El cobre es una de las materias primas amenazadas puesto que la futura producción de los denominados nanotubos, que son moléculas largas y delgadas de carbono cristalino puro de uno a tres nanómetros de diámetro —es decir, de una a tres milmillonésimas partes de un metro—, por varios milímetros de longitud, de forma tubular, que ofrecen una conductividad eléctrica superior (sin pérdidas de energía), reemplazará a la de los cables de cobre tradicionales. Cada nanotubo puede conducir hasta veinte microamperios de electricidad, de modo que un cable de media pulgada de grosor integrado por un haz de nanotubos tendría la capacidad de conducir más de cien millones de amperios de corriente eléctrica. Pero además los nanotubos son también capaces de transmitir señales electrónicas a un chip con mucho mayor rapidez que los cables tradicionales de cobre o de aluminio. El profesor Peter Burke de la Universidad de California explicó en el 2005 que, según sus investigaciones, los nanotubos pueden transmitir señales electrónicas de un transistor a otro mucho más rápidamente que los materiales tradicionales, de modo que se abren grandes perspectivas de aplicación de las moléculas cilíndricas de carbono puro a la electrónica.
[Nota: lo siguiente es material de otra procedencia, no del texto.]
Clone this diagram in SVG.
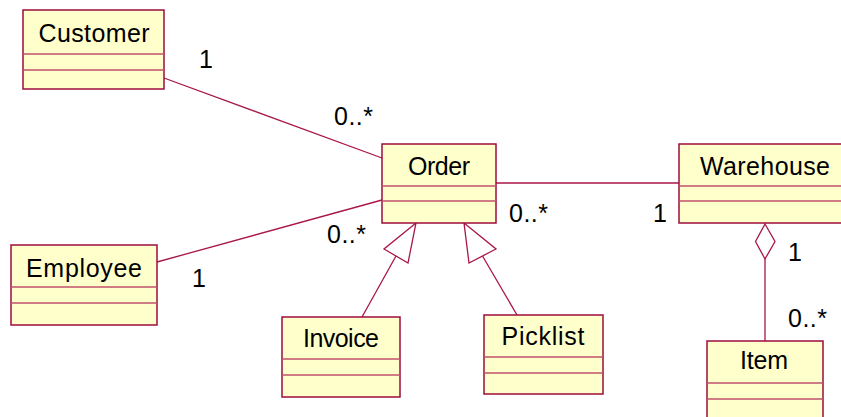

Pronto ellas reemplazarán al cobre en el cableado de interconexión entre los transistores de la misma manera como a finales de los años 90 del siglo anterior el cobre sustituyó al aluminio porque era más rápido para conducir las señales eléctricas.
La irrupción del nuevo material afectará los intereses comerciales de los grandes productores mundiales de cobre: Chile, Estados Unidos, Australia, Indonesia, Zambia y otros países. El más afectado será Chile, como primer proveedor de este metal y poseedor de aproximadamente un tercio de las reservas mundiales. La venta de cobre representa para Chile el mayor componente de sus exportaciones —45% en el año 2004— y una de las mayores fuentes de empleo para su población económicamente activa.